● **EXERCISE DETAILS**:
From the data that follows, print exactly the lines starting at the one containing "Recreate this image" and ending at the one containing "x_ticks = [0, 1, 2, 3]"; include both of them and nothing more.

● **DATA PROVIDED**:
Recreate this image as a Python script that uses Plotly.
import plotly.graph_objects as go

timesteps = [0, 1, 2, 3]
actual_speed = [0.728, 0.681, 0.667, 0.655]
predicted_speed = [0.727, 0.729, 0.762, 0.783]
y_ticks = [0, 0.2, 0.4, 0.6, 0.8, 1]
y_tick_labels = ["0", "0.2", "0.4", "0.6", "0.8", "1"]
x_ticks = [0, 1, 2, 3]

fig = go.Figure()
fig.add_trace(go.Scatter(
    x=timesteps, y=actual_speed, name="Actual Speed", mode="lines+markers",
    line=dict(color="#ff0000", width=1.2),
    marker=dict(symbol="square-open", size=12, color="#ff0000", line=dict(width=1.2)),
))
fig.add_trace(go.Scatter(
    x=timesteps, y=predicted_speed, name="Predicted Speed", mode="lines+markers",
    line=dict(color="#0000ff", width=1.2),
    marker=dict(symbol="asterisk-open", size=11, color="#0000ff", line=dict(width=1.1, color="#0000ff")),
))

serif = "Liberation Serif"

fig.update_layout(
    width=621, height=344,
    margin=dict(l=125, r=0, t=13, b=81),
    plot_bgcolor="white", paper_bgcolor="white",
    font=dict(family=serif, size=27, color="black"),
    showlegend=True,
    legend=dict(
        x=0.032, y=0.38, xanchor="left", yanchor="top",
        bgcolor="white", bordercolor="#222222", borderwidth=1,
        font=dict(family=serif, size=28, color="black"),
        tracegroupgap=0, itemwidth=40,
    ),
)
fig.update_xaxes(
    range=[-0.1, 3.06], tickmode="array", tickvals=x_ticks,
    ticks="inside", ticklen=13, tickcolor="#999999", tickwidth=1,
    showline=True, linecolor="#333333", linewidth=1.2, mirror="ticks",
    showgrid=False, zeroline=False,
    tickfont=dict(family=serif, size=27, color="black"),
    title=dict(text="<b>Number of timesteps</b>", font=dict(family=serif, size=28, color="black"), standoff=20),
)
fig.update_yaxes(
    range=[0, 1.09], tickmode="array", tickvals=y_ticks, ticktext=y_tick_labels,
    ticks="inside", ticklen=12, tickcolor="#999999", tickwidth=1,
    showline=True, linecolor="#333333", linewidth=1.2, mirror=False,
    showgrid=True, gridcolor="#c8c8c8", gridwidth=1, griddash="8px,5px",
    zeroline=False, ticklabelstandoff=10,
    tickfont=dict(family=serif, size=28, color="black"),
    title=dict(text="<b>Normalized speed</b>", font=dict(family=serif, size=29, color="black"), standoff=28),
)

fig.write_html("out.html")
---
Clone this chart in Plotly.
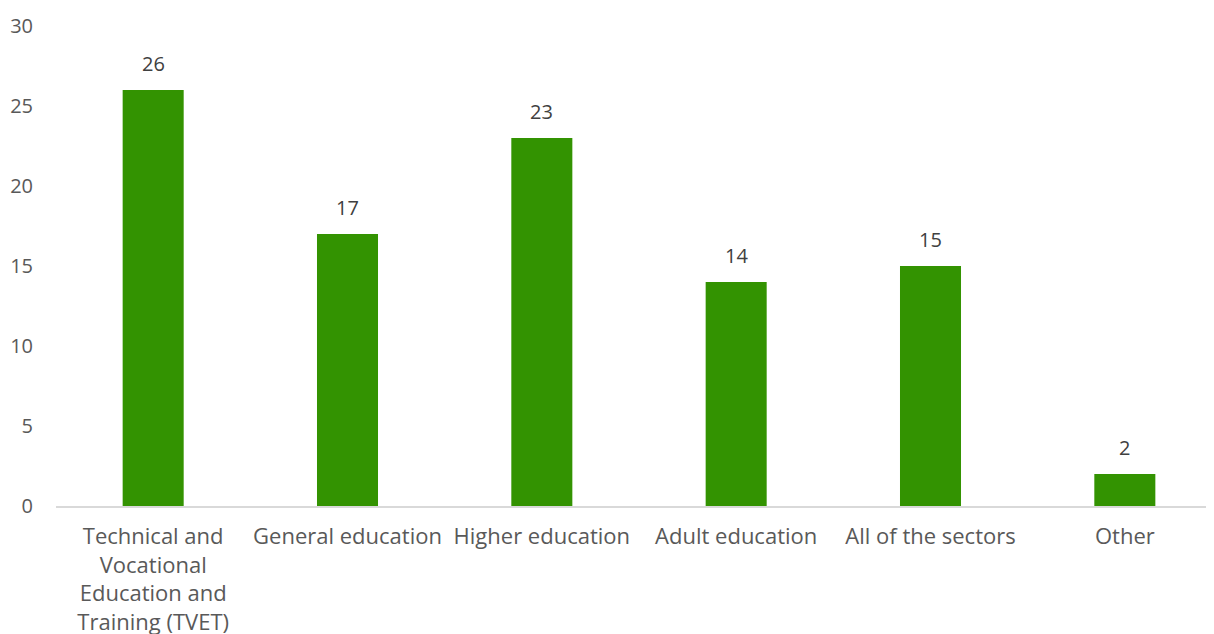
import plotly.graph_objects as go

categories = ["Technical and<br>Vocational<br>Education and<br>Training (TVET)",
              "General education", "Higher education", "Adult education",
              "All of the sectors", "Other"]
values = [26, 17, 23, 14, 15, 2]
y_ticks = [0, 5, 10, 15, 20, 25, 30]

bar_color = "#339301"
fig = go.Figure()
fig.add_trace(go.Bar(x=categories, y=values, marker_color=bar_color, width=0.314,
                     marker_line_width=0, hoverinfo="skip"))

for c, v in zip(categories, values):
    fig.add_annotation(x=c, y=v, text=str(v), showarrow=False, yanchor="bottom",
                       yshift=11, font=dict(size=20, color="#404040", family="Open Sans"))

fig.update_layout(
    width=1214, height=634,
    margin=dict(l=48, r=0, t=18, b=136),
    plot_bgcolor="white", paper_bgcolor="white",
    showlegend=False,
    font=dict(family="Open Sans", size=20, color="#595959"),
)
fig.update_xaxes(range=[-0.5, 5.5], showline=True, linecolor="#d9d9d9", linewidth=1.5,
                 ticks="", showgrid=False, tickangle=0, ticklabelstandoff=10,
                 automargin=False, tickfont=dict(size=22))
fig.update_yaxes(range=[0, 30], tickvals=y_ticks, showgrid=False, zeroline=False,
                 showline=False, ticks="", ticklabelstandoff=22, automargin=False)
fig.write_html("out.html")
...
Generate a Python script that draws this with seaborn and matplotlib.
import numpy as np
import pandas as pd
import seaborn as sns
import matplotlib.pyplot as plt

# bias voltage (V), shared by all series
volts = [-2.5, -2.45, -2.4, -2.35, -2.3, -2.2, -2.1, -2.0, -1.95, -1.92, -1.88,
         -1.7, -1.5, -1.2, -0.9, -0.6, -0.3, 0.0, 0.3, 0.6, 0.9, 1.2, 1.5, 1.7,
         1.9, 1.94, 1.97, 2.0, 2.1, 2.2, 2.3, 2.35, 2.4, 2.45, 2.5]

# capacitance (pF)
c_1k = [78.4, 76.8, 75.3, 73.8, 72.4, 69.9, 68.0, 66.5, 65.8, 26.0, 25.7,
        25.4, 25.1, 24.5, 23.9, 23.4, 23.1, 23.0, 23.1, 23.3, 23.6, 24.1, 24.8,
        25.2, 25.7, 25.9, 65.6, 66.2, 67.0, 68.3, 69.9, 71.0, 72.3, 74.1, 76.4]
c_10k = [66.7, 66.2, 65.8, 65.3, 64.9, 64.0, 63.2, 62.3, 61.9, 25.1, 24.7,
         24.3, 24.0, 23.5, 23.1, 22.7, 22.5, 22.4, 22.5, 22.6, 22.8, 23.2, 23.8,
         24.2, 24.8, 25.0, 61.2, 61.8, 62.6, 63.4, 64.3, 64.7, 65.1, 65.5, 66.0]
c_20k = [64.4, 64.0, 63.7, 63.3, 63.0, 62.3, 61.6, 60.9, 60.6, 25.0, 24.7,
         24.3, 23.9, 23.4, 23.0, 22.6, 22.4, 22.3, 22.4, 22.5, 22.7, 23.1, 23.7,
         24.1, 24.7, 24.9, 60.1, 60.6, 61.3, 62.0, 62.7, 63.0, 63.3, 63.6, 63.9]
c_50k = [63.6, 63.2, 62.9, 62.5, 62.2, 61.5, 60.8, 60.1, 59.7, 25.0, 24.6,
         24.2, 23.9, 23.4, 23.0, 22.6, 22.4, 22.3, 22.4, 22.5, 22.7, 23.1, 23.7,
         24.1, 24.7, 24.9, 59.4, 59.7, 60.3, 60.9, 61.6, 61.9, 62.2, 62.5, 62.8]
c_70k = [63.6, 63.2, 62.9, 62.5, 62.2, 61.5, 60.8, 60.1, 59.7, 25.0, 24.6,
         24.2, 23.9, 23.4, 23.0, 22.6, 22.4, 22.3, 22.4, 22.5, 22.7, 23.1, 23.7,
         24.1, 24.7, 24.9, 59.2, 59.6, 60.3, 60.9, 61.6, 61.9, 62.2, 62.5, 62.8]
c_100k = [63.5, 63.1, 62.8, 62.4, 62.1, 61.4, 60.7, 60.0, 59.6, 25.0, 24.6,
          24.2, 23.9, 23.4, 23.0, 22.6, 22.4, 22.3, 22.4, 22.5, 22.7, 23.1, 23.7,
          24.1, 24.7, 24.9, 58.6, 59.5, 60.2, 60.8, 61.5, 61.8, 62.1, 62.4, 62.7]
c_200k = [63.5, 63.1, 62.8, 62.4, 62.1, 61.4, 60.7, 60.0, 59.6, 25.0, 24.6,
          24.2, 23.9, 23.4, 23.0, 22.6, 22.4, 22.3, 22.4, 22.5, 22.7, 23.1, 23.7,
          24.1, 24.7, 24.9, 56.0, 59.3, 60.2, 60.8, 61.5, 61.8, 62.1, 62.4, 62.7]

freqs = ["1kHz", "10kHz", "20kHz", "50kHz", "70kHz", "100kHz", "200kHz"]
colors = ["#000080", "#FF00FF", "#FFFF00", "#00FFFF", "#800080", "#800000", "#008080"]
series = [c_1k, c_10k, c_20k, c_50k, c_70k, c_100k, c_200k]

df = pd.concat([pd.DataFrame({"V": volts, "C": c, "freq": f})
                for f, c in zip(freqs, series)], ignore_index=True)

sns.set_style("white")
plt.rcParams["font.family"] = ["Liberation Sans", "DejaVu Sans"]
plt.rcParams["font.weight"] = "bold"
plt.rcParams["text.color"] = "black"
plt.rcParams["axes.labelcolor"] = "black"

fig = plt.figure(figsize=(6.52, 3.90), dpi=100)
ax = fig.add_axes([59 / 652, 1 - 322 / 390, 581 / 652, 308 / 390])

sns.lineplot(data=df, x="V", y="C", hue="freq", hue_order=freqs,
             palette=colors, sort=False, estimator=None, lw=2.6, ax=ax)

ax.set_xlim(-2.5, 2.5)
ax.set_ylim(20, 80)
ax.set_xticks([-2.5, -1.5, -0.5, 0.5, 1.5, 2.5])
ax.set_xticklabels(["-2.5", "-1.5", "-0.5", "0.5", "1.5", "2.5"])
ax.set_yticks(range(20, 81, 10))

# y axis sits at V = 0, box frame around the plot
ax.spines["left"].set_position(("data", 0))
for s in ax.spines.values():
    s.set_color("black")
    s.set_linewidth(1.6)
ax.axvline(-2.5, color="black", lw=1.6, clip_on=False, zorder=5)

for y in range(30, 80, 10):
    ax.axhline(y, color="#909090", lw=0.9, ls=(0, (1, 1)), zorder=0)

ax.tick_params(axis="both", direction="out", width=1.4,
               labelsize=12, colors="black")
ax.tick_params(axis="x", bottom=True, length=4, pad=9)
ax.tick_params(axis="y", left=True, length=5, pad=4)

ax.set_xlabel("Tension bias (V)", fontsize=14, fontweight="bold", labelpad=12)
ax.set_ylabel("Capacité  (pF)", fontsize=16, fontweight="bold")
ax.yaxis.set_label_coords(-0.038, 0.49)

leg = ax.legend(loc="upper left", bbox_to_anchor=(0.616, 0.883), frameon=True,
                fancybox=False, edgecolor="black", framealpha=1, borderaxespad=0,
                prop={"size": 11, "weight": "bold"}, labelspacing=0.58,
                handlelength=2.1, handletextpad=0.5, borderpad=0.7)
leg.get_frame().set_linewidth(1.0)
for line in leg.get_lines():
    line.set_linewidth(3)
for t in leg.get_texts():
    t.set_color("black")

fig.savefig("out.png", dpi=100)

● **CORRECT ANSWER**:
Recreate this image as a Python script that uses Plotly.
import plotly.graph_objects as go

timesteps = [0, 1, 2, 3]
actual_speed = [0.728, 0.681, 0.667, 0.655]
predicted_speed = [0.727, 0.729, 0.762, 0.783]
y_ticks = [0, 0.2, 0.4, 0.6, 0.8, 1]
y_tick_labels = ["0", "0.2", "0.4", "0.6", "0.8", "1"]
x_ticks = [0, 1, 2, 3]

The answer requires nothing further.